Donations for desperate Rohingya

From right, Rohingya community leader Majid Abdul with Arifullah, Abdul, Hamid and Arifullah’s daughter Natti.

Dandenong and Springvale’s Rohingya communities are rallying to support their displaced friends and relatives.
They’ve formed an action group with support from refugee and migrant settlement agency AMES Australia.
They plan to send a container filled with clothing to Cox’s Bazaar in Bangladesh, where about 650,000 Rohingya have taken refugee since last August.
The Rohingya are a persecuted Muslim minority from Myanmar.
Melbourne Rohingya community leader Majid Abdul said many people were in desperate situations without enough food and medicine.
“Many of them left with just the clothes there were wearing when the military came,” he said.

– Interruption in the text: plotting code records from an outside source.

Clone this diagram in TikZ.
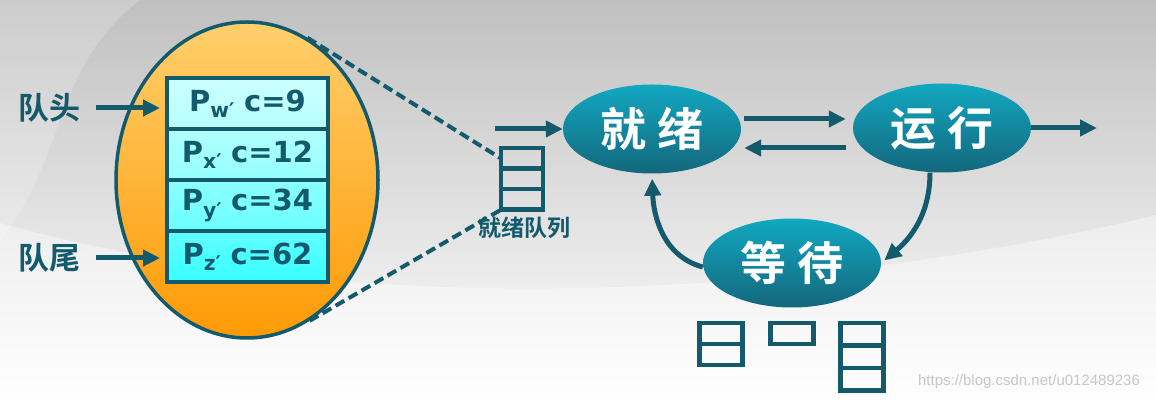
\documentclass[tikz,border=0pt]{standalone}
\usepackage{fontspec}
\setmainfont{DejaVu Sans}
\newfontfamily\cjk{Noto Sans CJK SC Bold}
\newfontfamily\urlfont{Liberation Sans}
\usetikzlibrary{arrows.meta, positioning, shapes.geometric}

\definecolor{qline}{HTML}{135B6C}
\definecolor{stateTop}{HTML}{12A8C1}
\definecolor{stateBot}{HTML}{13677C}
\definecolor{poolTop}{HTML}{FFCF6C}
\definecolor{poolBot}{HTML}{FF9A05}
\definecolor{bgTop}{HTML}{C0C0C0}

\tikzset{
  state/.style={ellipse, top color=stateTop, bottom color=stateBot, minimum width=178, minimum height=89, inner sep=0, text=white, font=\cjk\fontsize{46}{46}\selectfont},
  slot/.style={rectangle, draw=qline, line width=4.5, minimum width=161, minimum height=51, inner sep=0, outer sep=0, text=qline, font=\bfseries\fontsize{29}{29}\selectfont},
  cell/.style={rectangle, draw=qline, line width=4.5, minimum width=43, minimum height=21, inner sep=0, outer sep=0},
  flow/.style={draw=qline, line width=5, -{Triangle[length=17, width=16]}},
  tag/.style={text=qline, font=\cjk\fontsize{31}{31}\selectfont},
}

\begin{document}
\begin{tikzpicture}[x=1pt, y=1pt]
  \useasboundingbox (0,0) rectangle (1156,401);
  % background
  \shade[top color=bgTop, bottom color=white] (0,0) rectangle (1156,401);
  \fill[white, opacity=0.4] (0,178) .. controls (350,80) and (800,100) .. (1156,186) -- (1156,0) -- (0,0) -- cycle;
  \fill[white, opacity=0.2] (0,401) -- (140,401) .. controls (50,330) and (70,250) .. (0,160) -- cycle;

  % process pool with queue
  \node[ellipse, draw=qline, line width=3.5, top color=poolTop, bottom color=poolBot, minimum width=262, minimum height=316] (pool) at (247,221) {};
  \node[slot, top color=cyan!20, bottom color=cyan!28] (pw) at (247.5,297.5) {P\textsubscript{w′}\hspace{9pt}c=9};
  \node[slot, top color=cyan!30, bottom color=cyan!42, below=0pt of pw] (px) {P\textsubscript{x′}\hspace{9pt}c=12};
  \node[slot, top color=cyan!45, bottom color=cyan!58, below=0pt of px] (py) {P\textsubscript{y′}\hspace{9pt}c=34};
  \node[slot, top color=cyan!62, bottom color=cyan!78, below=0pt of py] (pz) {P\textsubscript{z′}\hspace{9pt}c=62};

  % head and tail
  \node[tag] (head) at (49,293) {队头};
  \node[tag] (tail) at (49,143) {队尾};
  \draw[flow, shorten <=12pt, shorten >=7pt] (head.east) -- (head.east -| pw.west);
  \draw[flow, shorten <=12pt, shorten >=7pt] (tail.east) -- (tail.east -| pz.west);

  % small ready queue
  \node[cell, minimum width=42, minimum height=20.5] (q1) at (522,242.5) {};
  \node[cell, minimum width=42, minimum height=20.5, below=0pt of q1] (q2) {};
  \node[cell, minimum width=42, minimum height=20.5, below=0pt of q2] (q3) {};
  \node[text=qline, font=\cjk\fontsize{23}{23}\selectfont] (qname) at (524.5,173) {就绪队列};
  \draw[qline, line width=4, dash pattern=on 10pt off 5pt] (pool.67) -- (q1.west);
  \draw[qline, line width=4, dash pattern=on 10pt off 5pt] (pool.-66) -- (q3.south west);

  % states
  \node[state] (ready) at (652,272) {就\hspace{12pt}绪};
  \node[state] (run) at (942,273) {运\hspace{12pt}行};
  \node[state] (wait) at (792,138) {等\hspace{12pt}待};

  \coordinate (enter) at (495,272);
  \coordinate (leave) at (1097,273);
  \draw[flow] (enter) -- (ready.west);
  \draw[flow] (run.east) -- (leave);
  \draw[flow] ([xshift=3pt, yshift=10pt]ready.east) -- ([xshift=-7pt, yshift=9pt]run.west);
  \draw[flow] ([xshift=-7pt, yshift=-20pt]run.west) -- ([xshift=3pt, yshift=-19pt]ready.east);
  \draw[flow, shorten >=4pt] ([xshift=-12pt]run.south) to[out=-90, in=40] (wait.east);
  \draw[flow, shorten >=5pt] ([yshift=-4pt]wait.west) to[out=165, in=-88] (ready.south);

  % waiting queues
  \node[cell] (a1) at (721,67.5) {};
  \node[cell, below=0pt of a1] (a2) {};
  \node[cell] (b1) at (792,67.5) {};
  \node[cell, minimum height=22.5] (c1) at (862,66.75) {};
  \node[cell, minimum height=22.5, below=0pt of c1] (c2) {};
  \node[cell, minimum height=22.5, below=0pt of c2] (c3) {};

  \node[text=gray!45, font=\urlfont\fontsize{15}{15}\selectfont] (url) at (1029,19) {https://blog.csdn.net/u012489236};
\end{tikzpicture}
\end{document}
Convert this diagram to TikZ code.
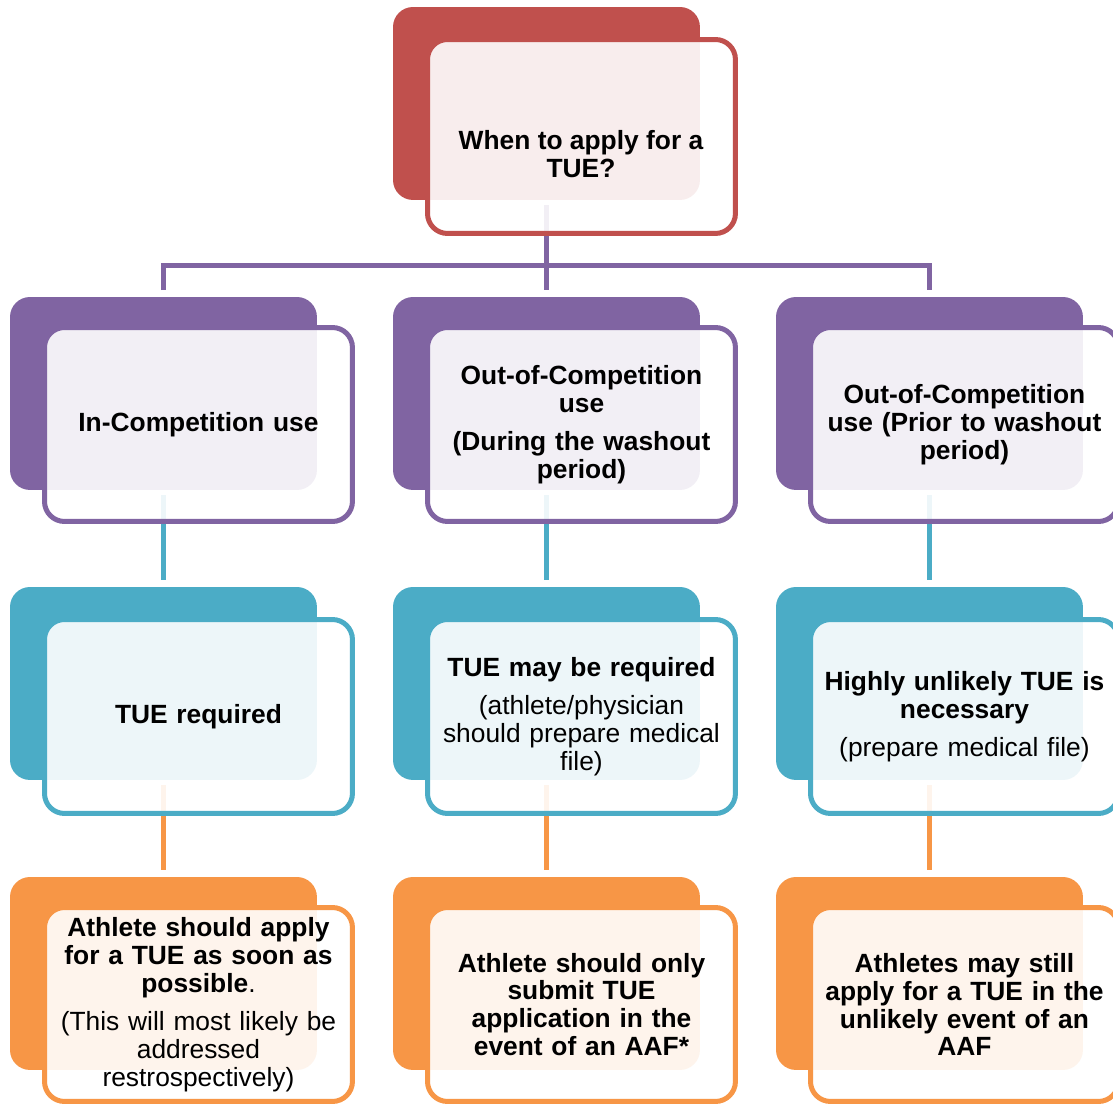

“When the military moved in and my village was attacked, I lost contact with my family.
“They ran into the jungle and hid from the soldiers for two weeks.
“They said ‘it was not safe in the village and we had to hide’.
“My mother, sister and brother fled but a lot of my friends were killed.
“My family’s farm is now controlled by the military and they are growing the rice for themselves.”
Mr Abdul said his family was in Cox’s Bazaar.
“I’ve spoken to them there by phone and I’m happy and relieved they are safe. But they are living in bad conditions in a small shelter,” he said.
“Some members of our community have lost their whole families and are under stress so we are trying to support them also.
“And there’s still people being killed so we are trying to work out other ways to help.”
United Nations High Commission for Refugees (UNHCR) Commissioner Filippo Grandi said the Bangladesh government, charities, volunteers, the UN and non-government organisations were working to provide assistance.
“But much more is urgently needed,” he said.
“The efforts must be scaled up and expanded to receive and protect refugees and ensure they are provided with basic shelter and acceptable living conditions.
“Every day more vulnerable people arrive with very little – if anything – and settle either in overcrowded existing camps or extremely congested makeshift sites.”
He said the refugees were fully dependent on humanitarian assistance for food, water, health and other essential needs.